In each phase, it starts with number of tablets staying constant, growing with data ingestion. Then it starts to split on a threshold, until a maximum number of tablets per table per server. In Distributed SQL Sharding: How Many Tablets, and at What Size? I named the phases starting from this threshold because this is where splitting starts. But to be correct with the documentation, each phase is defined by the number of tablets (shards) rather than the size threshold. This is easier because the number of tablets is per table, but the size can be reached at different time when they are not perfectly balanced. In the following description, I distinguish the two sub-phases of each phase: the tablets growing and then splitting.

If the description is too long, there are pictures at the end of the post to illustrate this.

Low phase:

With a n nodes cluster, new tablets or indexes, in case of hash sharding, start with n tablets (one per table server) that can grow up to 512MB (the low-phase threshold). With RF=3 this means 3 tablet peers per node (leaders are the most active, serving reads and writes, followers on writes only or with followers reads).

With a balanced table, this applies to a table size from 0MB to 512MB * n. In my 12 pods example: 12 tablets when the table is between 0GB and 6GB

The tablets that grow beyond 512MB are split, increasing the number of tablets, until there are 8 tablets per server. With RF=3 this means 3 * 8 tablet peers per node.

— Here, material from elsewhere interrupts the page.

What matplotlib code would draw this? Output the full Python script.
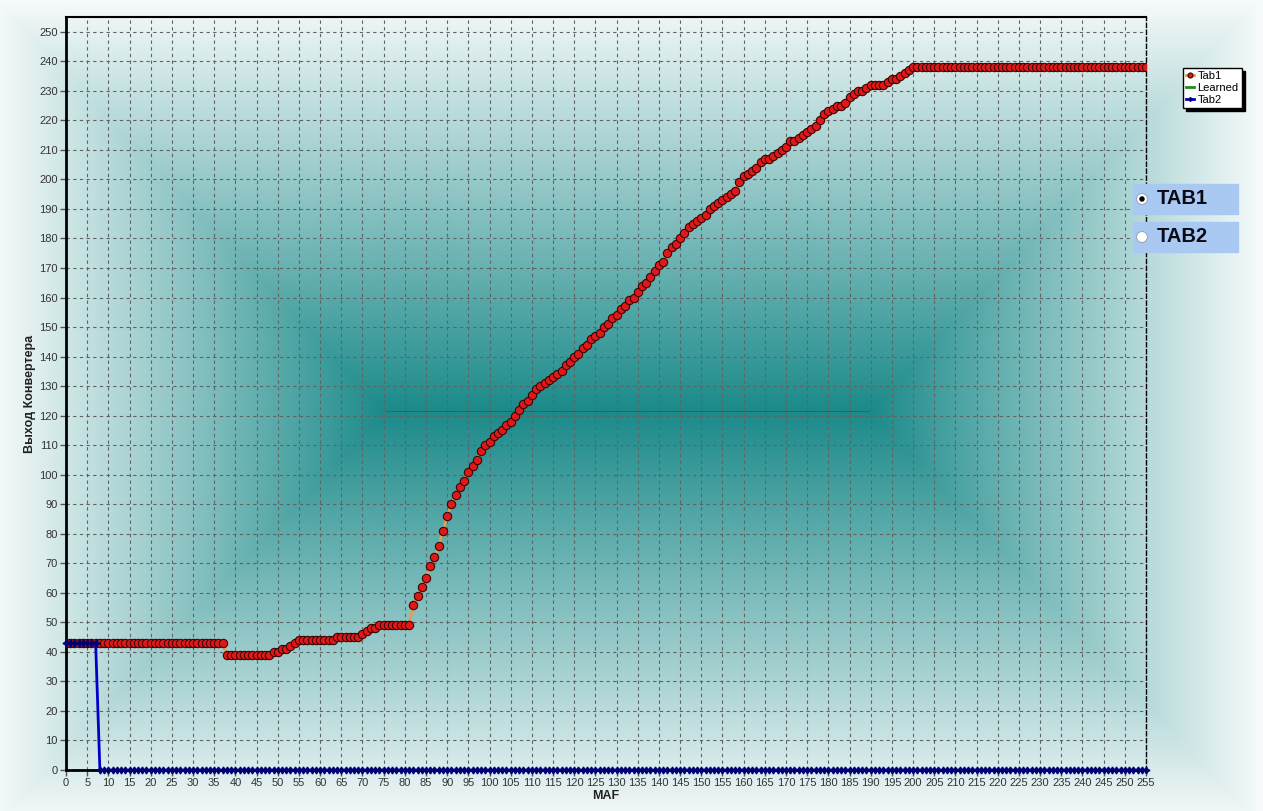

With a balanced table, this applies to a table size from 512MB * n to 512MB * n * 8. In my 12 pods example: from 12 to 96 tablets when the table is between 6GB and 48GB

High Phase:

The tablets can grow up to 10GB. With RF=3 this is still 3 * 8 tablet peers per node.

With a balanced table, this applies to a table size from 512MB * n * 8 to 10GB * n * 8. In my 12 pods example: 96 tablets from 48GB to 960GB

The tablets that grow beyond 10GB are split, increasing the number of tablets, until there are 24 tablets per server. With RF=3 this means 3 * 24 tablet peers per node.

With a balanced table, this applies to a table size from 10GB * n * 8 to 10GB * n * 24. In my 12 pods example: 96 to 256 (the maximum per table) from 960GB to 2.5TB

Final Phase

The tablets can grow up to 100GB. With RF=3 this is still 3 * 24 tablet peers per node. But remember the limit of 256 tablets in total, so this is at maximum 768 tablet peers.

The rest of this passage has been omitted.